Mountain Witch – Extinct Cults Review

A band’s swan song can often be a masterpiece, an emotional rollercoaster, or a dud. When a band knows they’re calling it quits for a while, most often they will pour their hearts into that final album. That’s what I hoped for when I grabbed Extinct Cults, the latest (and last, prior to what is described as a long hiatus) from German proto-rockers Mountain Witch. The duo of Rene and Rene (Roggmann and Sitte) adhere to old-school recording and production aesthetics, and add plenty of mid-70s hard rock vibes to the underlying Black Sabbath themes. On their final outing, they promise to leave it all on the floor and deliver a multifaceted masterpiece. On paper, this should be great.

For one last kick at the can, Extinct Cults is remarkably succinct. The six songs here are over and done with in little more than half an hour, and all have a very hurried feel to them, as if Rene and Rene simply wanted to get things over with. This stems in no small part from the deliberately shoddy production, which features poor drum sounds and reverb-laden, at times slightly off-key vocals. “Capping Day” provides ponderous Sabbathian riffs and echoing vocals and is overly simplistic, sounding like it was recording live in one take.1 It is an unremarkable opener, but “Back from the Grave” is a completely different beast, with a rollicking melody and plenty of 70s keyboards. Sadly, it’s about two minutes too long.

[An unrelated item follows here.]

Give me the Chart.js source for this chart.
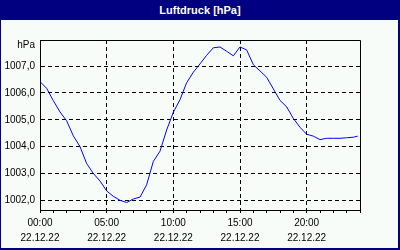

“Worship You” is obviously the song where the boys worship Black Sabbath, with riffs lovingly lifted nearly straight from the annals of history. Unfortunately, the amateur approach to getting this on tape strips the song of any charm it might otherwise have. “Man is Wolf to Man” might be the most enticing track, simple and straightforward, albeit with a somewhat generic riff, and there’s no fat to trim on this up-tempo cut. This immediacy lends the song charm that Mountain Witch mostly fail to reach on the other songs.

Extinct Cults is a promising album rife with issues. I’ve already touched on them, but listening to these songs over and over this month only exacerbates the problems. I’m all for the retro approach, but one can pull it off and still sound great. When an album sounds almost like it’s been recorded in a room with two mics, it distracts from the potential of the songs. The same goes for lack of production or refinement in the vocal approach. Mountain Witch’s vocals sound more like they are pulled from live bootleg recordings. And to top it off, half the songs stretch well over six minutes, but are so simple in nature that they cannot maintain momentum for anywhere more than four minutes. This all adds up to a record that was probably a lot more fun to record than it was to listen to. The mid-70s classic rock flair the band tries to add to their basic proto-doom foundation is well-intentioned, but delivers more a sense of regret that Mountain Witch couldn’t fully deliver.

While I hoped for a gem of a record here, Mountain Witch have failed to deliver. Despite the promise to “do it properly,” the band have given us half a dozen songs that sound more like a high school band project. The songwriting isn’t the problem; rather, the performances and production can’t live up to the quality of the material. There are tunes here that, if done up right, could be stellar, but the DIY, ultra-old school approach lets the band down. I wish the boys better luck in their future endeavors.

Rating: 2.0/5.0
DR: 8 | Format Reviewed: 320 kbps mp3
Label: This Charming Man Records
Websites: |
Releases Worldwide: May 29th, 2020

Show 1 footnote

  1. It probably was; all the songs sound this way.